While Patanjali has achieved remarkable success, it faces several challenges and opportunities in the Indian market:

1. Intense Competition in FMCG: Patanjali faces stiff competition from established FMCG giants like Hindustan Unilever, Colgate-Palmolive, and Dabur, all of which have strong brand recognition and extensive distribution networks. To maintain its growth, Patanjali needs to continue innovating, improving product quality, and expanding into new categories.

2. Focus on Quality and Consistency: As Patanjali expands its product portfolio, maintaining consistent quality across all categories is essential. Any compromise in product quality could affect customer trust, especially as the brand promotes itself as a natural and healthy alternative to mainstream products.

3. Growth in International Markets: Patanjali has significant opportunities to expand its presence in international markets, particularly in countries with a large Indian diaspora and a growing demand for Ayurvedic products.
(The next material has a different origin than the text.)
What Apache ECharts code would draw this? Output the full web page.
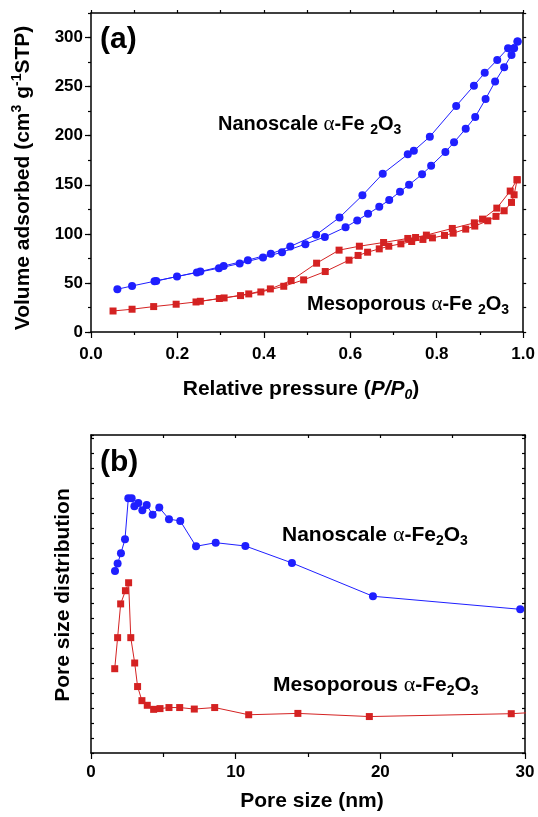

By focusing on exports and building its global brand, Patanjali can diversify its revenue sources and tap into new markets.

Conclusion

Patanjali’s business model revolves around vertically integrated production, Ayurvedic product offerings, and affordable pricing. The company earns profit through the sale of its diverse product range, in-house retail stores, contract manufacturing, and exports. By promoting itself as a Swadeshi brand rooted in Indian culture and Ayurveda, Patanjali has captured a large share of the FMCG market in India. As the demand for natural and health-focused products continues to grow, Patanjali is well-positioned to maintain its profitability and expand its presence in both domestic and international markets.